Take each line that has the word "this" and return it.

___ Records

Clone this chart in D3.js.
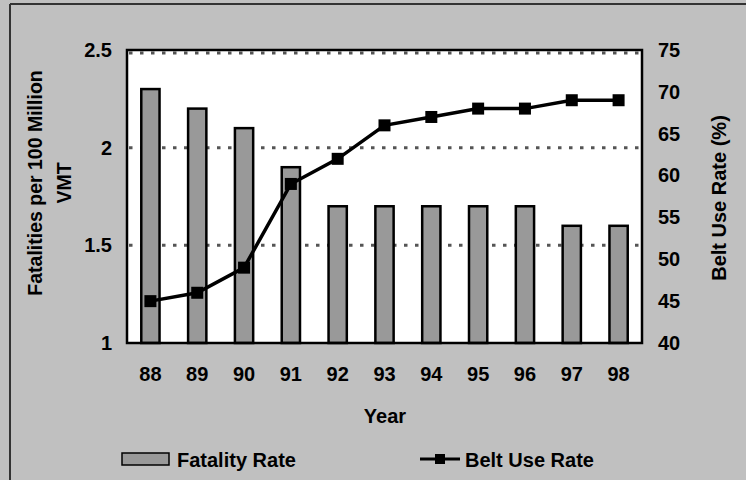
<!DOCTYPE html>
<html><head><meta charset="utf-8">
<script src="https://cdn.jsdelivr.net/npm/d3@7"></script>
<style>
html,body{margin:0;padding:0;background:#c0c0c0;}
svg{display:block;}
text{font-family:"Liberation Sans",Arial,sans-serif;font-weight:bold;fill:#000;}
</style></head>
<body>
<svg id="c" width="746" height="480"></svg>
<script>
const years = ["88","89","90","91","92","93","94","95","96","97","98"];
const fatalityRate = [2.3,2.2,2.1,1.9,1.7,1.7,1.7,1.7,1.7,1.6,1.6];
const beltUseRate = [45,46,49,59,62,66,67,68,68,69,69];
const leftTicks = [1,1.5,2,2.5];
const rightTicks = [40,45,50,55,60,65,70,75];

const svg = d3.select("#c");
const W=746,H=480;
svg.append("rect").attr("width",W).attr("height",H).attr("fill","#c0c0c0");
svg.append("line").attr("x1",10).attr("x2",W).attr("y1",4).attr("y2",4).attr("stroke","#333").attr("stroke-width",2);
svg.append("line").attr("x1",10).attr("x2",10).attr("y1",4).attr("y2",H).attr("stroke","#333").attr("stroke-width",2);

const L=127,R=642,T=50,B=343;
const x = d3.scaleBand().domain(years).range([L,R]).paddingInner(0.61).paddingOuter(0.305);
const y = d3.scaleLinear().domain([1,2.5]).range([B,T]);
const y2 = d3.scaleLinear().domain([40,75]).range([B,T]);

svg.append("rect").attr("x",L).attr("y",T).attr("width",R-L).attr("height",B-T).attr("fill","#fff");

svg.append("g").selectAll("line").data(leftTicks.filter(d=>d>1)).join("line")
  .attr("x1",L+2).attr("x2",R-2).attr("y1",d=>y(d)+(d===2.5?3:0)).attr("y2",d=>y(d)+(d===2.5?3:0))
  .attr("stroke","#555").attr("stroke-width",3).attr("stroke-dasharray","3.5,7.5");

svg.append("g").selectAll("rect").data(years).join("rect")
  .attr("x",d=>x(d)).attr("width",x.bandwidth())
  .attr("y",(d,i)=>y(fatalityRate[i])).attr("height",(d,i)=>B-y(fatalityRate[i]))
  .attr("fill","#999").attr("stroke","#000").attr("stroke-width",2.5);

svg.append("rect").attr("x",L).attr("y",T).attr("width",R-L).attr("height",B-T)
  .attr("fill","none").attr("stroke","#000").attr("stroke-width",2.5);

const cx = d=>x(d)+x.bandwidth()/2;
svg.append("path").datum(years).attr("fill","none").attr("stroke","#000").attr("stroke-width",3.5)
  .attr("d",d3.line().x(d=>cx(d)).y((d,i)=>y2(beltUseRate[i])));
svg.append("g").selectAll("rect").data(years).join("rect")
  .attr("x",d=>cx(d)-6).attr("y",(d,i)=>y2(beltUseRate[i])-6).attr("width",12).attr("height",12).attr("fill","#000");

const fs = 20;
function styleAxis(g){
  g.select(".domain").remove();
  g.selectAll("text").style("font-size",fs+"px").style("font-family","Liberation Sans, Arial").style("font-weight","bold").attr("fill","#000");
}
const ax = svg.append("g").attr("transform",`translate(${L},0)`).call(d3.axisLeft(y).tickValues(leftTicks).tickFormat(d3.format("")).tickSize(0).tickPadding(15));
styleAxis(ax);
const ar = svg.append("g").attr("transform",`translate(${R},0)`).call(d3.axisRight(y2).tickValues(rightTicks).tickSize(0).tickPadding(16));
styleAxis(ar);
const ab = svg.append("g").attr("transform",`translate(0,${B})`).call(d3.axisBottom(x).tickSize(0).tickPadding(24));
styleAxis(ab);

svg.append("text").attr("transform","translate(42,183) rotate(-90)").attr("text-anchor","middle").style("font-size","19.5px").text("Fatalities per 100 Million");
svg.append("text").attr("transform","translate(71,183) rotate(-90)").attr("text-anchor","middle").style("font-size","19.5px").text("VMT");
svg.append("text").attr("transform","translate(726,198) rotate(-90)").attr("text-anchor","middle").style("font-size","20px").text("Belt Use Rate (%)");
svg.append("text").attr("x",385).attr("y",423).attr("text-anchor","middle").style("font-size","20px").text("Year");

svg.append("rect").attr("x",122).attr("y",453).attr("width",47).attr("height",12).attr("fill","#999").attr("stroke","#000").attr("stroke-width",1.5);
svg.append("text").attr("x",177).attr("y",467).style("font-size","20px").text("Fatality Rate");
svg.append("line").attr("x1",420).attr("x2",460).attr("y1",459).attr("y2",459).attr("stroke","#000").attr("stroke-width",3);
svg.append("rect").attr("x",435).attr("y",454).attr("width",10).attr("height",10).attr("fill","#000");
svg.append("text").attr("x",465).attr("y",467).style("font-size","20px").text("Belt Use Rate");
</script>
</body></html>
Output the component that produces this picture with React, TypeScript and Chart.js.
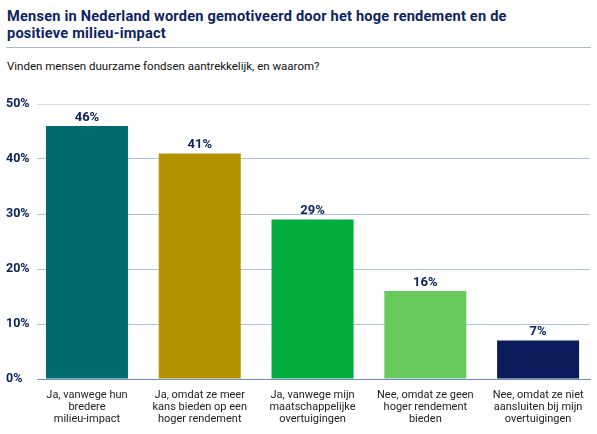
import React, { useEffect, useRef } from "react";
import { Chart, registerables } from "chart.js";

Chart.register(...registerables);

const TITLE_LINES: string[] = [
  "Mensen in Nederland worden gemotiveerd door het hoge rendement en de",
  "positieve milieu-impact",
];
const SUBTITLE = "Vinden mensen duurzame fondsen aantrekkelijk, en waarom?";

const categories: string[][] = [
  ["Ja, vanwege hun", "bredere", "milieu-impact"],
  ["Ja, omdat ze meer", "kans bieden op een", "hoger rendement"],
  ["Ja, vanwege mijn", "maatschappelijke", "overtuigingen"],
  ["Nee, omdat ze geen", "hoger rendement", "bieden"],
  ["Nee, omdat ze niet", "aansluiten bij mijn", "overtuigingen"],
];
const values: number[] = [46, 41, 29, 16, 7];
const barColors: string[] = ["#006b6f", "#b39200", "#00ac3b", "#68c95c", "#0b1b5c"];
const yTicks: number[] = [0, 10, 20, 30, 40, 50];

const NAVY = "#0c2461";
const FONT = "Roboto, 'Noto Sans', sans-serif";

const valueLabels = {
  id: "valueLabels",
  afterDatasetsDraw(chart: any) {
    const ctx = chart.ctx;
    const meta = chart.getDatasetMeta(0);
    ctx.save();
    ctx.font = `700 13px ${FONT}`;
    ctx.fillStyle = NAVY;
    ctx.textAlign = "center";
    ctx.textBaseline = "bottom";
    meta.data.forEach((bar: any, i: number) => {
      ctx.fillText(`${values[i]}%`, bar.x, bar.y - 2);
    });
    ctx.restore();
  },
};

// category labels under the x axis, placed through the x scale
const xLabels = {
  id: "xLabels",
  afterDraw(chart: any) {
    const ctx = chart.ctx;
    const xs = chart.scales.x;
    const base = chart.chartArea.bottom;
    ctx.save();
    ctx.font = `400 11px ${FONT}`;
    ctx.fillStyle = "#222222";
    ctx.textAlign = "center";
    ctx.textBaseline = "middle";
    categories.forEach((lines, i) => {
      const x = xs.getPixelForValue(i);
      lines.forEach((line, j) => {
        ctx.fillText(line, x, base + 16.5 + j * 12);
      });
    });
    ctx.restore();
  },
};

export default function App() {
  const ref = useRef<HTMLCanvasElement | null>(null);
  useEffect(() => {
    if (!ref.current) return;
    const chart = new Chart(ref.current, {
      type: "bar",
      data: {
        datasets: [
          {
            data: values.map((v, i) => ({ x: i, y: v })),
            backgroundColor: barColors,
            borderWidth: 0,
            barPercentage: 0.727,
            categoryPercentage: 1,
          },
        ],
      },
      options: {
        animation: false,
        responsive: false,
        devicePixelRatio: 1,
        layout: { padding: { left: 6, right: 7, top: 14, bottom: 0 } },
        plugins: { legend: { display: false }, tooltip: { enabled: false } },
        scales: {
          x: {
            type: "linear",
            min: -0.443,
            max: 4.46,
            offset: false,
            afterBuildTicks: (s: any) => {
              s.ticks = categories.map((_, i) => ({ value: i }));
            },
            grid: { display: false, drawTicks: false },
            border: { display: true, color: "#6d8ec4", width: 1 },
            ticks: { display: false },
            afterFit: (s: any) => {
              s.height = 55;
            },
          },
          y: {
            min: 0,
            max: 50,
            z: 1,
            afterBuildTicks: (s: any) => {
              s.ticks = yTicks.map((v) => ({ value: v }));
            },
            grid: {
              drawTicks: false,
              color: (c: any) =>
                c.tick && c.tick.value === 0
                  ? "rgba(0,0,0,0)"
                  : c.tick && c.tick.value === 50
                  ? "rgba(120,160,210,0.35)"
                  : "rgba(70,120,190,0.45)",
              lineWidth: 1,
            },
            border: { display: false },
            ticks: {
              color: NAVY,
              font: { family: FONT, size: 12.5, weight: "bold" },
              crossAlign: "far",
              padding: 0,
              callback: (v: any) => `${v}%`,
            },
            afterFit: (s: any) => {
              s.width = 31;
            },
          },
        },
      },
      plugins: [valueLabels, xLabels],
    });
    return () => chart.destroy();
  }, []);

  return (
    <div
      style={{
        position: "fixed",
        left: 0,
        top: 0,
        width: 597,
        height: 434,
        background: "#ffffff",
        fontFamily: FONT,
      }}
    >
      <div
        style={{
          position: "absolute",
          left: 7,
          top: 7.5,
          width: 590,
          fontSize: 14.6,
          fontWeight: 700,
          letterSpacing: "0.2px",
          lineHeight: "17.5px",
          color: NAVY,
          whiteSpace: "nowrap",
        }}
      >
        {TITLE_LINES.map((l, i) => (
          <div key={i}>{l}</div>
        ))}
      </div>
      <div
        style={{
          position: "absolute",
          left: 6,
          top: 47,
          width: 585,
          height: 1,
          background: "#aab7cf",
        }}
      />
      <div
        style={{
          position: "absolute",
          left: 7,
          top: 58,
          fontSize: 11.5,
          lineHeight: "16px",
          color: "#111111",
          whiteSpace: "nowrap",
        }}
      >
        {SUBTITLE}
      </div>
      <canvas
        ref={ref}
        width={597}
        height={344}
        style={{ position: "absolute", left: 0, top: 90, width: 597, height: 344 }}
      />
    </div>
  );
}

______

— Exercise answer —
Clone this chart in D3.js.
Output the component that produces this picture with React, TypeScript and Chart.js.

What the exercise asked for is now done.